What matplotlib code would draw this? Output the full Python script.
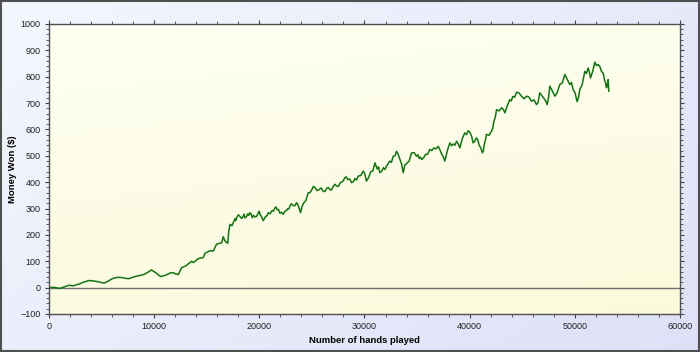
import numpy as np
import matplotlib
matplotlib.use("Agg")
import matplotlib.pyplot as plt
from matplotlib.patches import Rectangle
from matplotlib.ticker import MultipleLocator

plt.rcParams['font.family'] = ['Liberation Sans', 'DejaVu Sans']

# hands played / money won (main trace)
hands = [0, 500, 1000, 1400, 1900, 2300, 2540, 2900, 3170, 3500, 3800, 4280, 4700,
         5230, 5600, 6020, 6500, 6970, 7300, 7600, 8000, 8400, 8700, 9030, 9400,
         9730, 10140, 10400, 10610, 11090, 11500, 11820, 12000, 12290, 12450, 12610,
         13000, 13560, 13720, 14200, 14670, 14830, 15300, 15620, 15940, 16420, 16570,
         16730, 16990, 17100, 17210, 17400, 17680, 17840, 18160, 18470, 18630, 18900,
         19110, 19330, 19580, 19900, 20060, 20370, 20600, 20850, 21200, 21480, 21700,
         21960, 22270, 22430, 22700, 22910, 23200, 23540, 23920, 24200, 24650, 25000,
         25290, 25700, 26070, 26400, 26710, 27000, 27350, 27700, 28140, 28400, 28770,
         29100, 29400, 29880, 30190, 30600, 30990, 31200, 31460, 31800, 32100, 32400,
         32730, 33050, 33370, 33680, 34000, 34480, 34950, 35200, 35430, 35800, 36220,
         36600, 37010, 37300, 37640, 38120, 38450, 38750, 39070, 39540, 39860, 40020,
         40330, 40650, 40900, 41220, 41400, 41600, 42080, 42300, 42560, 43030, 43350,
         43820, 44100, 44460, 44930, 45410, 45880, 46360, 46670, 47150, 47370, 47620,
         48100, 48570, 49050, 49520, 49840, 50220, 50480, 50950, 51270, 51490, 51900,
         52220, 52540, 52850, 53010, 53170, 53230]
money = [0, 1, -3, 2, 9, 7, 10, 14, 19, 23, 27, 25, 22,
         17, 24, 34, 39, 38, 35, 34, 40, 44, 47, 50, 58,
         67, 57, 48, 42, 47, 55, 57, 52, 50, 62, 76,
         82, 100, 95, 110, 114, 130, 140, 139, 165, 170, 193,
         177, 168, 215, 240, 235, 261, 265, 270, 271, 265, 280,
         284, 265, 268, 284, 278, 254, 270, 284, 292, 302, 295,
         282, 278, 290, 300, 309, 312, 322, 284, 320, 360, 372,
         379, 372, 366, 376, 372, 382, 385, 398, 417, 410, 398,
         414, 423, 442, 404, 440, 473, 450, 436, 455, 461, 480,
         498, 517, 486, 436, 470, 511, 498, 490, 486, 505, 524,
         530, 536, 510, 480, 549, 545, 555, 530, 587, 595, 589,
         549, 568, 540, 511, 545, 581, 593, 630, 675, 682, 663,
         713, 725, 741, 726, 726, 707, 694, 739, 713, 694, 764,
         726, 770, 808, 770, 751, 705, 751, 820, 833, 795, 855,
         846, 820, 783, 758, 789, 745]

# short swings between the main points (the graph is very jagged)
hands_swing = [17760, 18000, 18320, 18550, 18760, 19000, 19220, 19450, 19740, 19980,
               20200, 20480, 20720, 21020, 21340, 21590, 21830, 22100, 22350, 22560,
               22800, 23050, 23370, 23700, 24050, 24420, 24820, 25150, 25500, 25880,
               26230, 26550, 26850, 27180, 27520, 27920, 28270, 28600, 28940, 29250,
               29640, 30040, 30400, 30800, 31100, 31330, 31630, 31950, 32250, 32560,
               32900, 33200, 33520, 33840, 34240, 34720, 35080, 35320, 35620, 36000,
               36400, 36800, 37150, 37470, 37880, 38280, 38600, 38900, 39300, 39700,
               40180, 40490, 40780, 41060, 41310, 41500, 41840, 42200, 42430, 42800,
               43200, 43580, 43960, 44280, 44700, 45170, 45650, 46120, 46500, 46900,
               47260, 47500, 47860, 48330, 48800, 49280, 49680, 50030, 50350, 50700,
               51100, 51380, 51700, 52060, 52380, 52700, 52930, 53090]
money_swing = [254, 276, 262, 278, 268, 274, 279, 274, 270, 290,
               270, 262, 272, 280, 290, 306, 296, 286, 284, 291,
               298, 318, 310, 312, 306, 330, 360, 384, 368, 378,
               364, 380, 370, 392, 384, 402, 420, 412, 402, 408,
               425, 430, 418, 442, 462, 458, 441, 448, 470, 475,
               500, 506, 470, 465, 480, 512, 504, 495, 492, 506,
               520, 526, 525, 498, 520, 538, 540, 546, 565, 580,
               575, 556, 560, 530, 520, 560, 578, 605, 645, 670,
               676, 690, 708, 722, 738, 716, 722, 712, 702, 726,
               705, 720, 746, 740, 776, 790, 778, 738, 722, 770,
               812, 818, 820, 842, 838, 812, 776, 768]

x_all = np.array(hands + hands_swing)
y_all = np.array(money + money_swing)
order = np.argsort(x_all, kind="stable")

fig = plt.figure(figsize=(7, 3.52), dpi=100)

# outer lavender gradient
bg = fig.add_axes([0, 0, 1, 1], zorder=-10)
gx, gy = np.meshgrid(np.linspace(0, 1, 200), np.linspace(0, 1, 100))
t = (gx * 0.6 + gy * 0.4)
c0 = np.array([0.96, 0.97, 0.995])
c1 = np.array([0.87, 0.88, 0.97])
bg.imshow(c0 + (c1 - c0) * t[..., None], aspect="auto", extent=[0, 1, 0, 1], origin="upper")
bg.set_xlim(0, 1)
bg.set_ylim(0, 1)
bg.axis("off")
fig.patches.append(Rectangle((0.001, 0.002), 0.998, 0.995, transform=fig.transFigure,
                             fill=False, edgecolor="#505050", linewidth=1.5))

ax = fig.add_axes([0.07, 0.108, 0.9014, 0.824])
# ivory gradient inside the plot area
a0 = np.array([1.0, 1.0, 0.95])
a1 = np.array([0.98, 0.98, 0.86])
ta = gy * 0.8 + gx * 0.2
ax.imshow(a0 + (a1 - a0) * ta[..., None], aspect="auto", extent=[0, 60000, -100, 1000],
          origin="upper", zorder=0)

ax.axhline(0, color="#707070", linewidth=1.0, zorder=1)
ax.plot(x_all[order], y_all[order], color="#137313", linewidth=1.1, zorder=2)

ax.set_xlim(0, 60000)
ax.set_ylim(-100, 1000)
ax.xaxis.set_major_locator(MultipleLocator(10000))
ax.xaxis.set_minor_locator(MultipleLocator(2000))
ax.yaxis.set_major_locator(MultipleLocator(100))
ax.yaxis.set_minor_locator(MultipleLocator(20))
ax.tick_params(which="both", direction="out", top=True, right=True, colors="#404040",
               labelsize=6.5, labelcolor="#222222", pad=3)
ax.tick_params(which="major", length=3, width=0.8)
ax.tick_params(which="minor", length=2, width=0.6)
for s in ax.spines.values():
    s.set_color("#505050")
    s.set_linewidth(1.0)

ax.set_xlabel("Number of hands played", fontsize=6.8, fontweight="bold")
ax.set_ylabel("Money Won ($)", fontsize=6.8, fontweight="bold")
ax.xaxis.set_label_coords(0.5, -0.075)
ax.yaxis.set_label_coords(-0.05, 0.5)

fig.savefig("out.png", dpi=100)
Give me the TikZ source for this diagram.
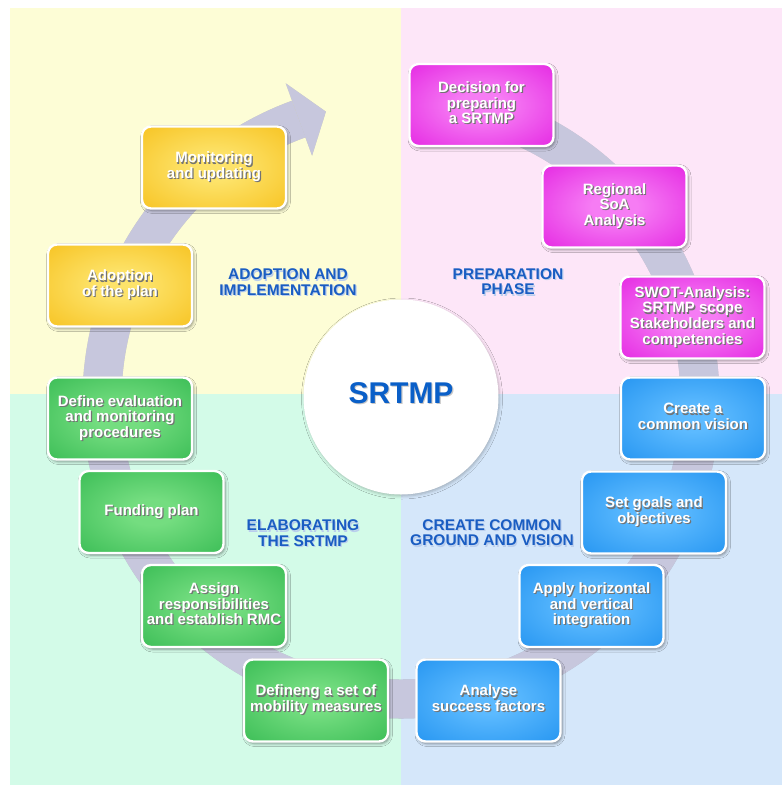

----------

Task directions :: Copy out all of the data word for word. Do not carry over any picture.

Completed exercise ::
What matplotlib code would draw this? Output the full Python script.
import numpy as np
import matplotlib
matplotlib.use("Agg")
import matplotlib.pyplot as plt
from matplotlib.patches import Rectangle
from matplotlib.ticker import MultipleLocator

plt.rcParams['font.family'] = ['Liberation Sans', 'DejaVu Sans']

# hands played / money won (main trace)
hands = [0, 500, 1000, 1400, 1900, 2300, 2540, 2900, 3170, 3500, 3800, 4280, 4700,
         5230, 5600, 6020, 6500, 6970, 7300, 7600, 8000, 8400, 8700, 9030, 9400,
         9730, 10140, 10400, 10610, 11090, 11500, 11820, 12000, 12290, 12450, 12610,
         13000, 13560, 13720, 14200, 14670, 14830, 15300, 15620, 15940, 16420, 16570,
         16730, 16990, 17100, 17210, 17400, 17680, 17840, 18160, 18470, 18630, 18900,
         19110, 19330, 19580, 19900, 20060, 20370, 20600, 20850, 21200, 21480, 21700,
         21960, 22270, 22430, 22700, 22910, 23200, 23540, 23920, 24200, 24650, 25000,
         25290, 25700, 26070, 26400, 26710, 27000, 27350, 27700, 28140, 28400, 28770,
         29100, 29400, 29880, 30190, 30600, 30990, 31200, 31460, 31800, 32100, 32400,
         32730, 33050, 33370, 33680, 34000, 34480, 34950, 35200, 35430, 35800, 36220,
         36600, 37010, 37300, 37640, 38120, 38450, 38750, 39070, 39540, 39860, 40020,
         40330, 40650, 40900, 41220, 41400, 41600, 42080, 42300, 42560, 43030, 43350,
         43820, 44100, 44460, 44930, 45410, 45880, 46360, 46670, 47150, 47370, 47620,
         48100, 48570, 49050, 49520, 49840, 50220, 50480, 50950, 51270, 51490, 51900,
         52220, 52540, 52850, 53010, 53170, 53230]
money = [0, 1, -3, 2, 9, 7, 10, 14, 19, 23, 27, 25, 22,
         17, 24, 34, 39, 38, 35, 34, 40, 44, 47, 50, 58,
         67, 57, 48, 42, 47, 55, 57, 52, 50, 62, 76,
         82, 100, 95, 110, 114, 130, 140, 139, 165, 170, 193,
         177, 168, 215, 240, 235, 261, 265, 270, 271, 265, 280,
         284, 265, 268, 284, 278, 254, 270, 284, 292, 302, 295,
         282, 278, 290, 300, 309, 312, 322, 284, 320, 360, 372,
         379, 372, 366, 376, 372, 382, 385, 398, 417, 410, 398,
         414, 423, 442, 404, 440, 473, 450, 436, 455, 461, 480,
         498, 517, 486, 436, 470, 511, 498, 490, 486, 505, 524,
         530, 536, 510, 480, 549, 545, 555, 530, 587, 595, 589,
         549, 568, 540, 511, 545, 581, 593, 630, 675, 682, 663,
         713, 725, 741, 726, 726, 707, 694, 739, 713, 694, 764,
         726, 770, 808, 770, 751, 705, 751, 820, 833, 795, 855,
         846, 820, 783, 758, 789, 745]

# short swings between the main points (the graph is very jagged)
hands_swing = [17760, 18000, 18320, 18550, 18760, 19000, 19220, 19450, 19740, 19980,
               20200, 20480, 20720, 21020, 21340, 21590, 21830, 22100, 22350, 22560,
               22800, 23050, 23370, 23700, 24050, 24420, 24820, 25150, 25500, 25880,
               26230, 26550, 26850, 27180, 27520, 27920, 28270, 28600, 28940, 29250,
               29640, 30040, 30400, 30800, 31100, 31330, 31630, 31950, 32250, 32560,
               32900, 33200, 33520, 33840, 34240, 34720, 35080, 35320, 35620, 36000,
               36400, 36800, 37150, 37470, 37880, 38280, 38600, 38900, 39300, 39700,
               40180, 40490, 40780, 41060, 41310, 41500, 41840, 42200, 42430, 42800,
               43200, 43580, 43960, 44280, 44700, 45170, 45650, 46120, 46500, 46900,
               47260, 47500, 47860, 48330, 48800, 49280, 49680, 50030, 50350, 50700,
               51100, 51380, 51700, 52060, 52380, 52700, 52930, 53090]
money_swing = [254, 276, 262, 278, 268, 274, 279, 274, 270, 290,
               270, 262, 272, 280, 290, 306, 296, 286, 284, 291,
               298, 318, 310, 312, 306, 330, 360, 384, 368, 378,
               364, 380, 370, 392, 384, 402, 420, 412, 402, 408,
               425, 430, 418, 442, 462, 458, 441, 448, 470, 475,
               500, 506, 470, 465, 480, 512, 504, 495, 492, 506,
               520, 526, 525, 498, 520, 538, 540, 546, 565, 580,
               575, 556, 560, 530, 520, 560, 578, 605, 645, 670,
               676, 690, 708, 722, 738, 716, 722, 712, 702, 726,
               705, 720, 746, 740, 776, 790, 778, 738, 722, 770,
               812, 818, 820, 842, 838, 812, 776, 768]

x_all = np.array(hands + hands_swing)
y_all = np.array(money + money_swing)
order = np.argsort(x_all, kind="stable")

fig = plt.figure(figsize=(7, 3.52), dpi=100)

# outer lavender gradient
bg = fig.add_axes([0, 0, 1, 1], zorder=-10)
gx, gy = np.meshgrid(np.linspace(0, 1, 200), np.linspace(0, 1, 100))
t = (gx * 0.6 + gy * 0.4)
c0 = np.array([0.96, 0.97, 0.995])
c1 = np.array([0.87, 0.88, 0.97])
bg.imshow(c0 + (c1 - c0) * t[..., None], aspect="auto", extent=[0, 1, 0, 1], origin="upper")
bg.set_xlim(0, 1)
bg.set_ylim(0, 1)
bg.axis("off")
fig.patches.append(Rectangle((0.001, 0.002), 0.998, 0.995, transform=fig.transFigure,
                             fill=False, edgecolor="#505050", linewidth=1.5))

ax = fig.add_axes([0.07, 0.108, 0.9014, 0.824])
# ivory gradient inside the plot area
a0 = np.array([1.0, 1.0, 0.95])
a1 = np.array([0.98, 0.98, 0.86])
ta = gy * 0.8 + gx * 0.2
ax.imshow(a0 + (a1 - a0) * ta[..., None], aspect="auto", extent=[0, 60000, -100, 1000],
          origin="upper", zorder=0)

ax.axhline(0, color="#707070", linewidth=1.0, zorder=1)
ax.plot(x_all[order], y_all[order], color="#137313", linewidth=1.1, zorder=2)

ax.set_xlim(0, 60000)
ax.set_ylim(-100, 1000)
ax.xaxis.set_major_locator(MultipleLocator(10000))
ax.xaxis.set_minor_locator(MultipleLocator(2000))
ax.yaxis.set_major_locator(MultipleLocator(100))
ax.yaxis.set_minor_locator(MultipleLocator(20))
ax.tick_params(which="both", direction="out", top=True, right=True, colors="#404040",
               labelsize=6.5, labelcolor="#222222", pad=3)
ax.tick_params(which="major", length=3, width=0.8)
ax.tick_params(which="minor", length=2, width=0.6)
for s in ax.spines.values():
    s.set_color("#505050")
    s.set_linewidth(1.0)

ax.set_xlabel("Number of hands played", fontsize=6.8, fontweight="bold")
ax.set_ylabel("Money Won ($)", fontsize=6.8, fontweight="bold")
ax.xaxis.set_label_coords(0.5, -0.075)
ax.yaxis.set_label_coords(-0.05, 0.5)

fig.savefig("out.png", dpi=100)
Give me the TikZ source for this diagram.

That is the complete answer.